Data segment |
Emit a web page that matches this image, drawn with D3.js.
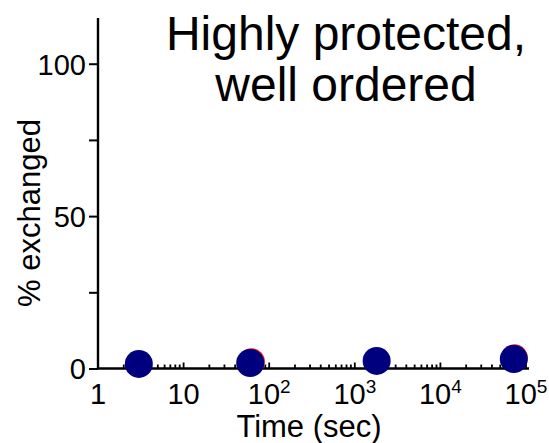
<!DOCTYPE html>
<html>
<head>
<meta charset="utf-8">
<script src="https://cdn.jsdelivr.net/npm/d3@7"></script>
<style>
  body { margin: 0; background: #fff; }
  svg text { font-family: "Liberation Sans", Arial, sans-serif; fill: #000; }
</style>
</head>
<body>
<svg id="chart" width="549" height="443"></svg>
<script>
// exchange data (time in sec, % exchanged)
const times = [3, 60, 1800, 72000];
const exchanged = [1.5, 1.8, 2.5, 3.1];
// second series mostly hidden behind the blue one
const timesRed = [62, 73000];
const exchangedRed = [2.2, 3.5];

const yTicks = [0, 25, 50, 75, 100];
const yLabels = [0, 50, 100];
const xTicks = [1, 10, 100, 1000, 10000, 100000];
const xTickLabels = ["1", "10", "10|2", "10|3", "10|4", "10|5"];
const titleLines = ["Highly protected,", "well ordered"];

const svg = d3.select("#chart");

const x = d3.scaleLog().domain([1, 1e5]).range([98, 526]);
const y = d3.scaleLinear().domain([0, 115]).range([368.5, 18]);

// y axis
const yAxis = svg.append("g").attr("transform", "translate(" + x(1) + ",0)")
  .call(d3.axisLeft(y).tickValues(yTicks).tickSize(9).tickPadding(3)
    .tickFormat(d => yLabels.includes(d) ? d : ""));
yAxis.select(".domain").attr("d", "M0," + y(115) + "V" + y(0)).attr("stroke-width", 2.4);
yAxis.selectAll(".tick line").attr("stroke-width", 2);
yAxis.selectAll(".tick text").style("font-size", "29px").attr("dy", "0.36em");

// x axis (line + upward log ticks)
const xg = svg.append("g").attr("transform", "translate(0," + y(0) + ")");
xg.append("line").attr("x1", x(1)).attr("x2", x(1e5) + 3)
  .attr("stroke", "#000").attr("stroke-width", 2.4);

const minor = [];
for (let e = 0; e < 5; e++) {
  for (let m = 2; m <= 9; m++) minor.push(m * Math.pow(10, e));
}
xg.selectAll("line.minor").data(minor).join("line").attr("class", "minor")
  .attr("x1", d => x(d)).attr("x2", d => x(d))
  .attr("y1", 0).attr("y2", -4).attr("stroke", "#000").attr("stroke-width", 1.8);
xg.selectAll("line.major").data(xTicks.slice(1)).join("line").attr("class", "major")
  .attr("x1", d => x(d)).attr("x2", d => x(d))
  .attr("y1", 0).attr("y2", -6).attr("stroke", "#000").attr("stroke-width", 1.8);

const xl = xg.selectAll("text.xl").data(xTicks).join("text").attr("class", "xl")
  .attr("x", d => x(d)).attr("y", 35)
  .attr("text-anchor", "middle").style("font-size", "29px");
xl.each(function(d, i) {
  const parts = xTickLabels[i].split("|");
  const t = d3.select(this);
  t.append("tspan").text(parts[0]);
  if (parts[1]) t.append("tspan").attr("dy", -11).style("font-size", "19px").text(parts[1]);
});

// axis titles
svg.append("text").attr("x", 309).attr("y", 437)
  .attr("text-anchor", "middle").style("font-size", "31px").text("Time (sec)");
svg.append("text").attr("transform", "translate(40,213) rotate(-90)")
  .attr("text-anchor", "middle").style("font-size", "31px").text("% exchanged");

// title
svg.selectAll("text.title").data(titleLines).join("text").attr("class", "title")
  .attr("x", 346).attr("y", (d, i) => 50 + i * 51)
  .attr("text-anchor", "middle").style("font-size", "48px").text(d => d);

// points
svg.selectAll("circle.red").data(timesRed).join("circle").attr("class", "red")
  .attr("cx", d => x(d)).attr("cy", (d, i) => y(exchangedRed[i]))
  .attr("r", 13.5).attr("fill", "#e0191f");
svg.selectAll("circle.blue").data(times).join("circle").attr("class", "blue")
  .attr("cx", d => x(d)).attr("cy", (d, i) => y(exchanged[i]))
  .attr("r", 14).attr("fill", "#00007f");
</script>
</body>
</html>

Goal |
Reproduce the listing word for word and omit its pictures.

Task answer |
Emit a web page that matches this image, drawn with D3.js.
<!DOCTYPE html>
<html>
<head>
<meta charset="utf-8">
<script src="https://cdn.jsdelivr.net/npm/d3@7"></script>
<style>
  body { margin: 0; background: #fff; }
  svg text { font-family: "Liberation Sans", Arial, sans-serif; fill: #000; }
</style>
</head>
<body>
<svg id="chart" width="549" height="443"></svg>
<script>
// exchange data (time in sec, % exchanged)
const times = [3, 60, 1800, 72000];
const exchanged = [1.5, 1.8, 2.5, 3.1];
// second series mostly hidden behind the blue one
const timesRed = [62, 73000];
const exchangedRed = [2.2, 3.5];

const yTicks = [0, 25, 50, 75, 100];
const yLabels = [0, 50, 100];
const xTicks = [1, 10, 100, 1000, 10000, 100000];
const xTickLabels = ["1", "10", "10|2", "10|3", "10|4", "10|5"];
const titleLines = ["Highly protected,", "well ordered"];

const svg = d3.select("#chart");

const x = d3.scaleLog().domain([1, 1e5]).range([98, 526]);
const y = d3.scaleLinear().domain([0, 115]).range([368.5, 18]);

// y axis
const yAxis = svg.append("g").attr("transform", "translate(" + x(1) + ",0)")
  .call(d3.axisLeft(y).tickValues(yTicks).tickSize(9).tickPadding(3)
    .tickFormat(d => yLabels.includes(d) ? d : ""));
yAxis.select(".domain").attr("d", "M0," + y(115) + "V" + y(0)).attr("stroke-width", 2.4);
yAxis.selectAll(".tick line").attr("stroke-width", 2);
yAxis.selectAll(".tick text").style("font-size", "29px").attr("dy", "0.36em");

// x axis (line + upward log ticks)
const xg = svg.append("g").attr("transform", "translate(0," + y(0) + ")");
xg.append("line").attr("x1", x(1)).attr("x2", x(1e5) + 3)
  .attr("stroke", "#000").attr("stroke-width", 2.4);

const minor = [];
for (let e = 0; e < 5; e++) {
  for (let m = 2; m <= 9; m++) minor.push(m * Math.pow(10, e));
}
xg.selectAll("line.minor").data(minor).join("line").attr("class", "minor")
  .attr("x1", d => x(d)).attr("x2", d => x(d))
  .attr("y1", 0).attr("y2", -4).attr("stroke", "#000").attr("stroke-width", 1.8);
xg.selectAll("line.major").data(xTicks.slice(1)).join("line").attr("class", "major")
  .attr("x1", d => x(d)).attr("x2", d => x(d))
  .attr("y1", 0).attr("y2", -6).attr("stroke", "#000").attr("stroke-width", 1.8);

const xl = xg.selectAll("text.xl").data(xTicks).join("text").attr("class", "xl")
  .attr("x", d => x(d)).attr("y", 35)
  .attr("text-anchor", "middle").style("font-size", "29px");
xl.each(function(d, i) {
  const parts = xTickLabels[i].split("|");
  const t = d3.select(this);
  t.append("tspan").text(parts[0]);
  if (parts[1]) t.append("tspan").attr("dy", -11).style("font-size", "19px").text(parts[1]);
});

// axis titles
svg.append("text").attr("x", 309).attr("y", 437)
  .attr("text-anchor", "middle").style("font-size", "31px").text("Time (sec)");
svg.append("text").attr("transform", "translate(40,213) rotate(-90)")
  .attr("text-anchor", "middle").style("font-size", "31px").text("% exchanged");

// title
svg.selectAll("text.title").data(titleLines).join("text").attr("class", "title")
  .attr("x", 346).attr("y", (d, i) => 50 + i * 51)
  .attr("text-anchor", "middle").style("font-size", "48px").text(d => d);

// points
svg.selectAll("circle.red").data(timesRed).join("circle").attr("class", "red")
  .attr("cx", d => x(d)).attr("cy", (d, i) => y(exchangedRed[i]))
  .attr("r", 13.5).attr("fill", "#e0191f");
svg.selectAll("circle.blue").data(times).join("circle").attr("class", "blue")
  .attr("cx", d => x(d)).attr("cy", (d, i) => y(exchanged[i]))
  .attr("r", 14).attr("fill", "#00007f");
</script>
</body>
</html>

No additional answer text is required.